Dakoro was founded in the 1890s by Hausa who came from the areas that are now the regions of Agadez and Tahoua.

In 1947, the then French colonial administration set up a school specifically for the nomadic population in the village of Maï Lafia, which belongs to Dakoro. The school was one of the first of its kind in Niger. The French overseas research institute Office de la Recherche Scientifique et Technique Outre-Mer (ORSTOM) operated a geomagnetic station in Dakoro, which was part of a network of several hundred ORSTOM stations in West Africa at which geomagnetic measurements were carried out in the 1950s. That in Dakoro was the first of its kind in Niger.
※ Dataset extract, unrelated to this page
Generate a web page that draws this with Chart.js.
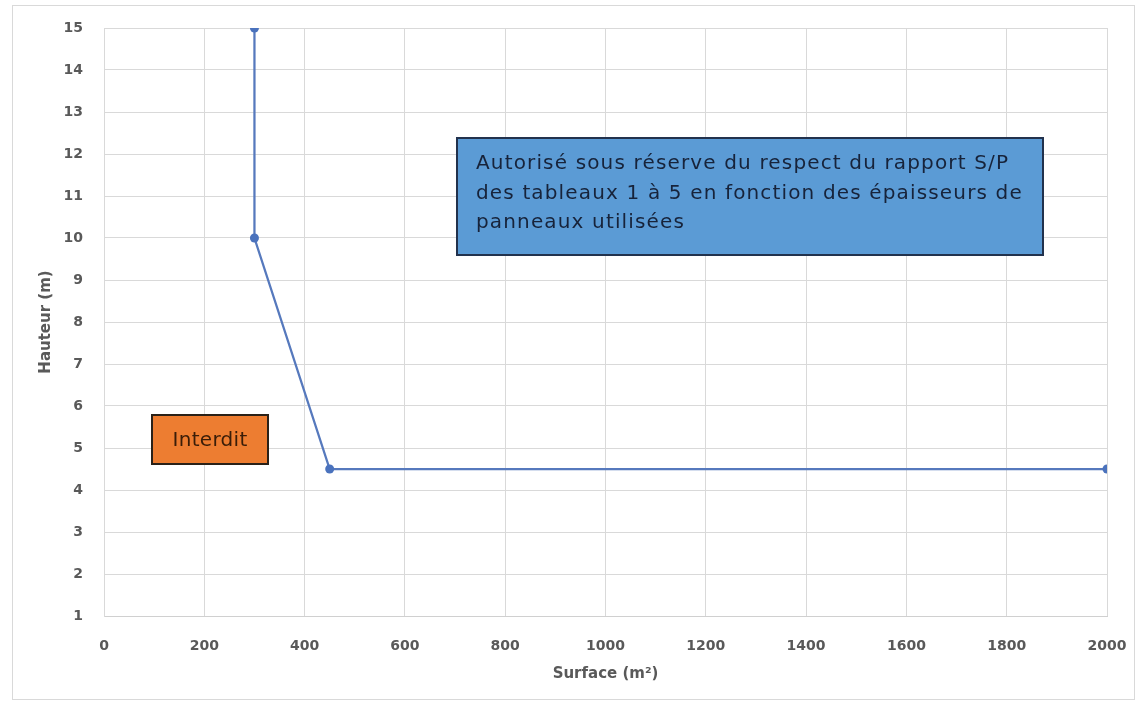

Dakoro became the capital of the Dakoro district in 1960, the year of Niger's independence from France, from which the Dakoro arrondissement emerged in 1964 and the Dakoro department in 1998. In the 1960s, the Dakoro market was an important transhipment centre for peanuts, the most important export commodity in Niger at the time. In 2002, the municipal area was expanded to include parts of Birni Lallé as part of a nationwide administrative reform.

== Demographics ==
In the 2012 census, the municipality had 71,201 inhabitants living in 9157 households. Around 30,000 people lived in the urban area. The municipality is a settlement area of the Gobirawa, Tuareg and Fulbe.

| Census | Population |
|---|---|
| 2001 | 42,126 |
| 2012 | 71,201 |

== Economy ==
The most important economic sectors are agriculture and trade. The cultivation of millet, sorghum and black-eyed peas is severely jeopardised by the lack of rainfall. Conflicts sometimes arise between farmers and cattle breeders over the few agriculturally usable areas. An important cattle market is held in the town centre. Trade links extend as far as Libya and to Nigeria. There are important weekly markets for the trade of agricultural goods.

== Health ==
In the city centre there is a district hospital and a health centre of the Centre de Santé Intégré (CSI) type with its own laboratory and maternity ward. There is another health centre of this type, but without its own laboratory and maternity ward, in the rural settlement of Intouila I.